Speaking on the floor of the U.S. Senate on Wednesday, Senate Minority Leader Mitch McConnell slammed President Obama’s health care law, vowing to continue efforts to repeal portions of the controversial measure.
Mr. McConnell’s latest attack on the health care law comes as the U.S. government spending for Medicare, Medicaid and other healthcare programs will reportedly more than double over the next decade to $1.8 trillion, or 7.3 percent of the country’s total economic output, congressional researchers said on Tuesday.
In its annual budget and economic outlook, the non-partisan Congressional Budget Office said that even under its most conservative projections, healthcare spending would rise by 8 percent a year from 2012 to 2022, mainly as a result of an aging U.S. population and rising treatment costs. It will also continue to be a key facotr of the U.S. budget deficit.
“Despite admitting this program is doomed to fail, the Obama administration refuses to take it off the books,” the Kentucky Republican said. “[T]he president is unwilling to follow through on that conclusion by his own administration.”
Mr. McConnell added that the Obama administration’s unwillingness to consider alternative paths towards increasing health care coverage was more based in politics than reality.

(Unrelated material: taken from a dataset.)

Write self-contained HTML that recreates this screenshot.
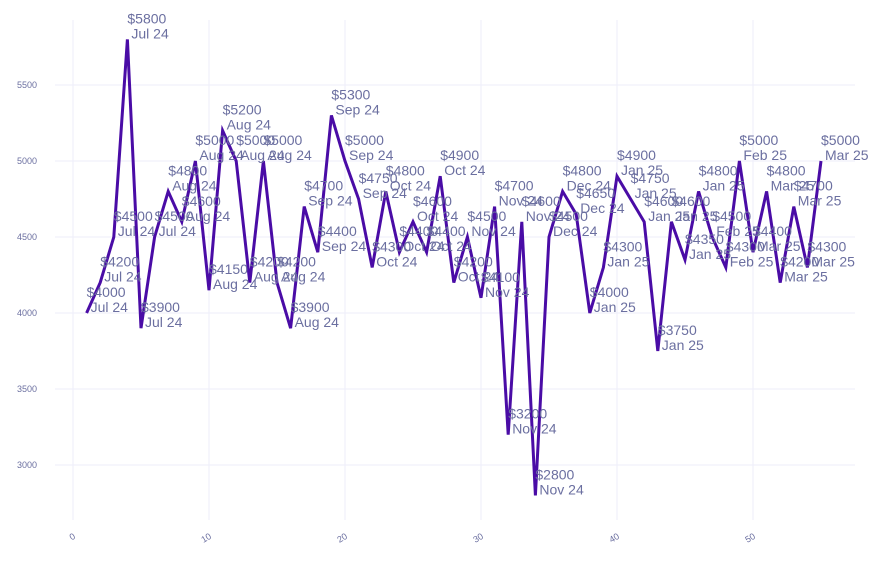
<!DOCTYPE html>
<html><head><meta charset="utf-8"><style>
body{margin:0;background:#fff;font-family:"Liberation Sans",sans-serif}
</style></head><body>
<svg id="chart" width="882" height="558" xmlns="http://www.w3.org/2000/svg"></svg>
<script>
const xs=[1,2,3,4,5,6,7,8,9,10,11,12,13,14,15,16,17,18,19,20,21,22,23,24,25,26,27,28,29,30,31,32,33,34,35,36,37,38,39,40,41,42,43,44,45,46,47,48,49,50,51,52,53,54,55];
const values=[4000,4200,4500,5800,3900,4500,4800,4600,5000,4150,5200,5000,4200,5000,4200,3900,4700,4400,5300,5000,4750,4300,4800,4400,4600,4400,4900,4200,4500,4100,4700,3200,4600,2800,4500,4800,4650,4000,4300,4900,4750,4600,3750,4600,4350,4800,4500,4300,5000,4400,4800,4200,4700,4300,5000];
const months=["Jul 24","Jul 24","Jul 24","Jul 24","Jul 24","Jul 24","Aug 24","Aug 24","Aug 24","Aug 24","Aug 24","Aug 24","Aug 24","Aug 24","Aug 24","Aug 24","Sep 24","Sep 24","Sep 24","Sep 24","Sep 24","Oct 24","Oct 24","Oct 24","Oct 24","Oct 24","Oct 24","Oct 24","Nov 24","Nov 24","Nov 24","Nov 24","Nov 24","Nov 24","Dec 24","Dec 24","Dec 24","Jan 25","Jan 25","Jan 25","Jan 25","Jan 25","Jan 25","Jan 25","Jan 25","Jan 25","Feb 25","Feb 25","Feb 25","Mar 25","Mar 25","Mar 25","Mar 25","Mar 25","Mar 25"];
const yTicks=[3000,3500,4000,4500,5000,5500];
const xTicks=[0,10,20,30,40,50];
const NS="http://www.w3.org/2000/svg";
const svg=document.getElementById('chart');
const X=v=>73+13.6*v;
const Y=v=>313-(v-4000)*0.152;
function mk(t,a,p){const e=document.createElementNS(NS,t);for(const k in a)e.setAttribute(k,a[k]);(p||svg).appendChild(e);return e;}
yTicks.forEach(t=>{
  const g=mk('line',{x1:55,x2:855,y1:Y(t),y2:Y(t),stroke:'#eeeefa','stroke-width':1});
  
  
  const l=mk('text',{x:37,y:Y(t)+3,'text-anchor':'end','font-size':9,fill:'#6b6fa0'});
  l.textContent=t;
  
  
});
xTicks.forEach(t=>{
  const g=mk('line',{x1:X(t),x2:X(t),y1:20,y2:520,stroke:'#eeeefa','stroke-width':1});
  
  
  const l=mk('text',{x:X(t)+3,y:538,'text-anchor':'end','font-size':9,fill:'#6b6fa0',transform:`rotate(-30 ${X(t)+3} 538)`});
  l.textContent=t;
  
  
});
const pts=xs.map((x,i)=>X(x)+','+Y(values[i])).join(' ');
const line=mk('polyline',{points:pts,fill:'none',stroke:'#4a0ca6','stroke-width':3,'stroke-linejoin':'miter'});


xs.forEach((x,i)=>{
  const t=mk('text',{'font-size':14,fill:'#6b6fa0'});
  
  
  const a=mk('tspan',{x:X(x),y:Y(values[i])-16},t);a.textContent='$'+values[i];
  const b=mk('tspan',{x:X(x)+4,y:Y(values[i])-1},t);b.textContent=months[i];
});
</script>
</body></html>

“The president is so determined to distract people from his own legislative record that he doesn’t even want to have a conversation about it,” said Mr. McConnell. “He’s so determined, so determined to convince people that the ongoing economic crisis is somebody else’s fault, that he’s acting as though the first three years of his presidency never even happened.”
The issue has become a key focus of the 2012 campaign. Wednesday’s report finds that spending is expected to dip this year to $847 billion, from $856 billion in 2011, due, in part, to extra federal money to assist states in paying for Medicaid. The healthcare program for the poor, Medicaid is jointly funded by federal and state governments.
Researchers warn that the longer term prospects for rising healthcare spending could have dire consequences for the U.S. deficit when combined with the cost of Social Security, if current revenue levels remain unchanged.